I played two characters—a hunter named Longaxe, and a shadow priest named Salaam. When I brought Longaxe, from his meager starting zone in the quiet forest of Tendrassil to the capital city of Stormwind, I felt like I had actually gone from Wisconsin to New York. The people were of all races, from gnomes to dwarves to regular old humans. Vendors sold cheeses, meats, cloaks and hats. Monks would train you in the art of swords. Giant griffins ferried you to smaller far-flung towns. WoW's art style is cartoonish, and each of its many worlds more fantastical than the last, so it always amazed me that, on an emotional level, I believed it.

But there was something else about it, something I really didn't want to admit. I asked Paul Sams, the Blizzard COO, why people played WoW and his answer was simple, if a bit depressing: "How often in your everyday world do you get to feel heroic?" he said. "How often do you get to step into a world and do something big and meaningful? People need an escape from ordinary life. It's just something people need."

What's implicit in that, however, is a sense of defeat, an admission that for the denizens of Azeroth, our normal lives just aren't good enough. This is why most adults who play WoW are ashamed, and, on a scale of morals, rate their hobby only slightly above porn. We ourselves razz those who are ultra-accomplished in WoW, asserting that they are either kids with no responsibilities, or more likely, dudes who can't get laid. This unspoken envy only conceals a potentially darker truth—that we've all come to accept that WoW is fundamentally better than our real lives.

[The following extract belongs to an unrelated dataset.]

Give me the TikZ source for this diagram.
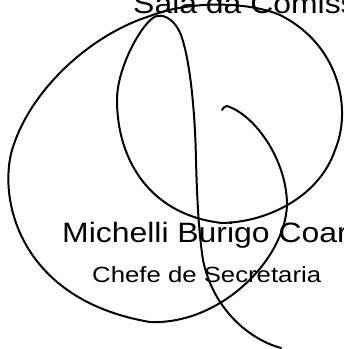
\documentclass[tikz,border=0pt]{standalone}
\usepackage{fontspec}
\setmainfont{Liberation Sans}
\usepackage{tikz}

\begin{document}
\begin{tikzpicture}[x=1pt,y=-1pt,
  sig/.style={line width=2pt, line cap=round, line join=round},
  txt/.style={anchor=base west, inner sep=0pt, transform shape}]
\useasboundingbox (0,0) rectangle (344,349);
\clip (0,0) rectangle (344,349);

%Curve Lines [id:da4418230957126] descender up to the peak
\draw [sig] (281,348) .. controls (245,338) and (212,305) .. (203,260) .. controls (199,235) and (197,200) .. (196,160) .. controls (195,110) and (190,60) .. (181,35) .. controls (176,22) and (166,14) .. (157,16) ;
%Curve Lines [id:da7730915468203] inner loop
\draw [sig] (157,16) .. controls (145,18) and (117,65) .. (117,100) .. controls (117,160) and (150,215) .. (222,223) .. controls (270,222) and (320,195) .. (335,150) ;
%Curve Lines [id:da1985530742648] outer loop
\draw [sig] (335,150) .. controls (352,110) and (340,45) .. (280,15) .. controls (250,2) and (190,0) .. (150,16) .. controls (90,35) and (30,90) .. (12,150) .. controls (-2,200) and (20,300) .. (150,322) .. controls (220,325) and (285,260) .. (287,205) .. controls (287,160) and (255,115) .. (227,106) .. controls (225,106) and (223,108) .. (222,110) ;

% Text Node
\draw (133,13) node (sala) [txt, xscale=1.14] [font=\fontsize{28}{30}\selectfont] {Sala da Comiss};
% Text Node
\draw (62,242) node (nome) [txt, xscale=1.14] [font=\fontsize{28}{30}\selectfont] {Michelli Burigo Coar};
% Text Node
\draw (92,282) node (cargo) [txt, xscale=1.17] [font=\fontsize{22}{24}\selectfont] {Chefe de Secretaria};

\end{tikzpicture}
\end{document}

That conclusion, of course, can have unfortunate consequences for people in our real lives. Shelly Quintana, a 30-year-old New Jersey housewife and mother of three, is one such person, but she isn't taking it lying down. A native of New Zealand, Quintana has been married for 10 years, but she says her husband has spent much of their marriage cruising through games like WoW. "He's excellent with the kids, but our relationship is nonexistent," says Quintana. "I'm completely torn—he provides for us, and he works really long hours. But at the same time I believe he owes me some companionship."

Quintana enlisted the Internet, of all things, to strike back. She started the website gamingsucks.com, which features a blog that chronicles the travails of "gamer widows," women whose husbands are more interested in building up their character in-game than building relationships with their wives. Quintana's site simmers with sexual tension; a comic strip that she draws tells married gamers to cut off the PC and "push some real buttons."